> [To be done]: From the first line of the listing below to the line with "ax.tick_params(axis='x', pad=7)", print each line exactly, and nothing more. Leave out the pictures.

---------------

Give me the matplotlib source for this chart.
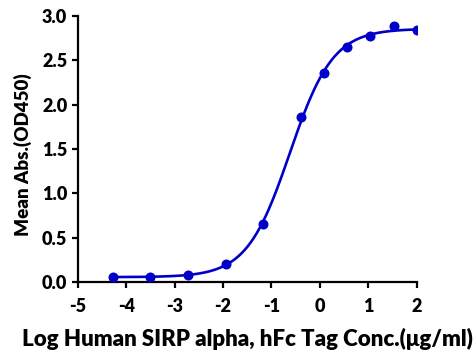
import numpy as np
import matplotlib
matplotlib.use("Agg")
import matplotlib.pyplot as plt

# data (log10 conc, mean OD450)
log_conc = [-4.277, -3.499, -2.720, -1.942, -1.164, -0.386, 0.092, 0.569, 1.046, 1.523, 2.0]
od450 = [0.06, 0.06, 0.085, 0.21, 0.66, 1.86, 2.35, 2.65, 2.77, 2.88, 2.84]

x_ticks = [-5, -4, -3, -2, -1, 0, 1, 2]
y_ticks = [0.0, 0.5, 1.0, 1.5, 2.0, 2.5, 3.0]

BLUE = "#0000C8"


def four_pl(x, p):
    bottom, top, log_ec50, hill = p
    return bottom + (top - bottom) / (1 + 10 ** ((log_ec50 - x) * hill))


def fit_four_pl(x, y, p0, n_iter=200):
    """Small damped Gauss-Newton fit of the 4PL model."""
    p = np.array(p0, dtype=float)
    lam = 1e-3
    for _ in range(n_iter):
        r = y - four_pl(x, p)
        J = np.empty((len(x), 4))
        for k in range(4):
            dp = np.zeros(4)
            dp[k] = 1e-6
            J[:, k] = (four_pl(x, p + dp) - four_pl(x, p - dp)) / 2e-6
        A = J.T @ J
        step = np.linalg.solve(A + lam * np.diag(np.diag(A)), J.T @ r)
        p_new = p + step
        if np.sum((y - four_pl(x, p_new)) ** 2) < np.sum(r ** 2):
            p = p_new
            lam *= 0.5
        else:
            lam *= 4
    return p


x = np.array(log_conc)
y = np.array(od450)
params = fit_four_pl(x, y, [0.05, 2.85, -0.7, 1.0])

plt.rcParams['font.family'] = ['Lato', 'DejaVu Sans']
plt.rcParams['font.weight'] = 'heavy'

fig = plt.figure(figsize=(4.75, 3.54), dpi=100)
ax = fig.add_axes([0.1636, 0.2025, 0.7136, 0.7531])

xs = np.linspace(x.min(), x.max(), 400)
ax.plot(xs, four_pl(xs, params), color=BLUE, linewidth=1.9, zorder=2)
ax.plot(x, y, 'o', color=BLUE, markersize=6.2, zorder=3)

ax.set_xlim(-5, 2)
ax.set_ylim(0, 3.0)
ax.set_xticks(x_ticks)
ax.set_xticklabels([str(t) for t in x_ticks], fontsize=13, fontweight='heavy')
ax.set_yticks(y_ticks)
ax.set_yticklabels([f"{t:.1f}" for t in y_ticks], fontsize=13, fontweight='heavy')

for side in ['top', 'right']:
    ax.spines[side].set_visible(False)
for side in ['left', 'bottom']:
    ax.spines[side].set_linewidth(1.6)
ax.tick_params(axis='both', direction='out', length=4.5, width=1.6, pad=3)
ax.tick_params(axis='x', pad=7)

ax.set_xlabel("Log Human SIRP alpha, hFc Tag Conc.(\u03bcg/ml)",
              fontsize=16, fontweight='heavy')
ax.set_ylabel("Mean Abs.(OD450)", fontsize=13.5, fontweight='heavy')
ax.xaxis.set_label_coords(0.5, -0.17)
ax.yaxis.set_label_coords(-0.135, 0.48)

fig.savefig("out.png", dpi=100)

---------------

> [Task answer]:
Give me the matplotlib source for this chart.
import numpy as np
import matplotlib
matplotlib.use("Agg")
import matplotlib.pyplot as plt

# data (log10 conc, mean OD450)
log_conc = [-4.277, -3.499, -2.720, -1.942, -1.164, -0.386, 0.092, 0.569, 1.046, 1.523, 2.0]
od450 = [0.06, 0.06, 0.085, 0.21, 0.66, 1.86, 2.35, 2.65, 2.77, 2.88, 2.84]

x_ticks = [-5, -4, -3, -2, -1, 0, 1, 2]
y_ticks = [0.0, 0.5, 1.0, 1.5, 2.0, 2.5, 3.0]

BLUE = "#0000C8"


def four_pl(x, p):
    bottom, top, log_ec50, hill = p
    return bottom + (top - bottom) / (1 + 10 ** ((log_ec50 - x) * hill))


def fit_four_pl(x, y, p0, n_iter=200):
    """Small damped Gauss-Newton fit of the 4PL model."""
    p = np.array(p0, dtype=float)
    lam = 1e-3
    for _ in range(n_iter):
        r = y - four_pl(x, p)
        J = np.empty((len(x), 4))
        for k in range(4):
            dp = np.zeros(4)
            dp[k] = 1e-6
            J[:, k] = (four_pl(x, p + dp) - four_pl(x, p - dp)) / 2e-6
        A = J.T @ J
        step = np.linalg.solve(A + lam * np.diag(np.diag(A)), J.T @ r)
        p_new = p + step
        if np.sum((y - four_pl(x, p_new)) ** 2) < np.sum(r ** 2):
            p = p_new
            lam *= 0.5
        else:
            lam *= 4
    return p


x = np.array(log_conc)
y = np.array(od450)
params = fit_four_pl(x, y, [0.05, 2.85, -0.7, 1.0])

plt.rcParams['font.family'] = ['Lato', 'DejaVu Sans']
plt.rcParams['font.weight'] = 'heavy'

fig = plt.figure(figsize=(4.75, 3.54), dpi=100)
ax = fig.add_axes([0.1636, 0.2025, 0.7136, 0.7531])

xs = np.linspace(x.min(), x.max(), 400)
ax.plot(xs, four_pl(xs, params), color=BLUE, linewidth=1.9, zorder=2)
ax.plot(x, y, 'o', color=BLUE, markersize=6.2, zorder=3)

ax.set_xlim(-5, 2)
ax.set_ylim(0, 3.0)
ax.set_xticks(x_ticks)
ax.set_xticklabels([str(t) for t in x_ticks], fontsize=13, fontweight='heavy')
ax.set_yticks(y_ticks)
ax.set_yticklabels([f"{t:.1f}" for t in y_ticks], fontsize=13, fontweight='heavy')

for side in ['top', 'right']:
    ax.spines[side].set_visible(False)
for side in ['left', 'bottom']:
    ax.spines[side].set_linewidth(1.6)
ax.tick_params(axis='both', direction='out', length=4.5, width=1.6, pad=3)
ax.tick_params(axis='x', pad=7)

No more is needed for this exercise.